The AUD/USD pair initially tried to break above the 1.03 level on Tuesday, but failed miserably and close down towards the lows of the session. As the day ended, we formed a shooting star at the bottom of a massive fall. With the Australian GDP numbers coming out this morning, we could have further pressure to the downside build up in this currency pair.
A currently looks as if the 1.03 level is in fact going to be resistive, and as such we look at that as a bit of the trigger point. If we can get a daily close above that level, not only would it be overcome in a significant resistance level, but it would also be breaking the top of the shooting star formed on Tuesday, in and of itself a bullish sign.
On the other hand, if we manage to break down below the lows of the Tuesday session, it looks like we could make our move down to the parity level in relatively short order. This pair tends to move very quickly when there are economic concerns out there, and the Chinese economy is without a doubt one of the biggest ones right now.
The Chinese economy has been slowing down over the last several months, and this of course will affect the Australians as they supply the mainland with so much of its raw materials. As long as there is softness in China, there will be softness in Australia. Also, there is a bit of a “flight to safety” trade in selling the Australian dollar and buying the US dollar.
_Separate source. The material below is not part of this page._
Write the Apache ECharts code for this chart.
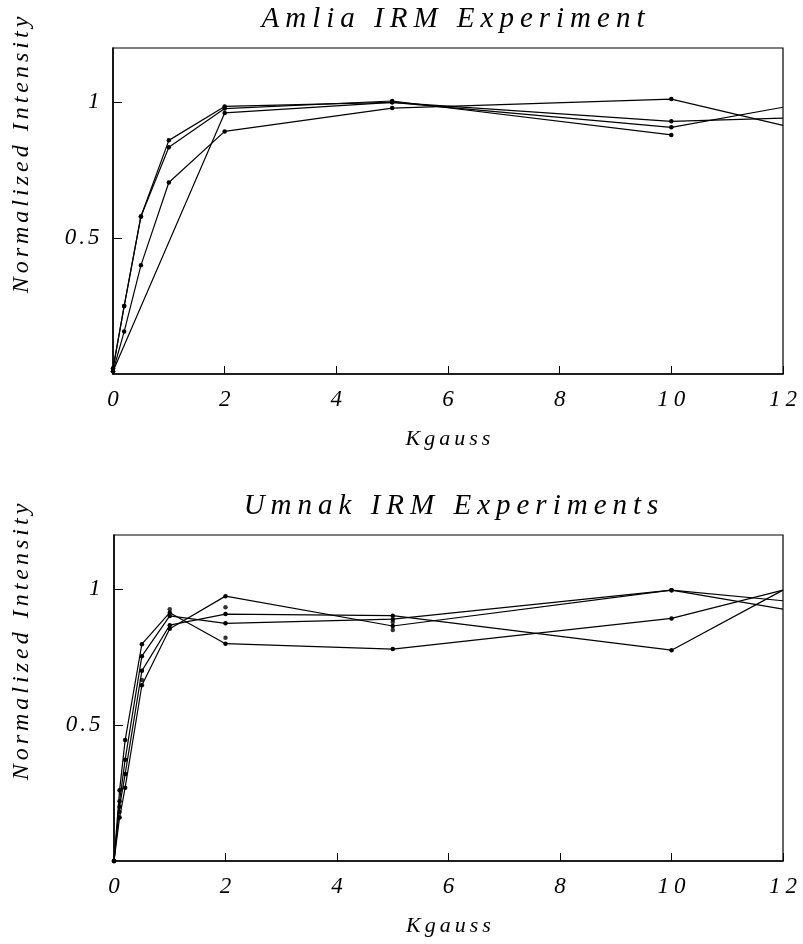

Looking forward, we think that the downside is the overall direction that we will see in this pair. We think that eventually parity will be tested, and possibly even broken. If we do manage break below that, we would see the 0.95 level as a major area in which to target. However, we need to see the Tuesday level give way in order to start selling at this point. Once the Australian GDP numbers are out, it will be interesting and telling to see how the Aussie dollar reacts in general.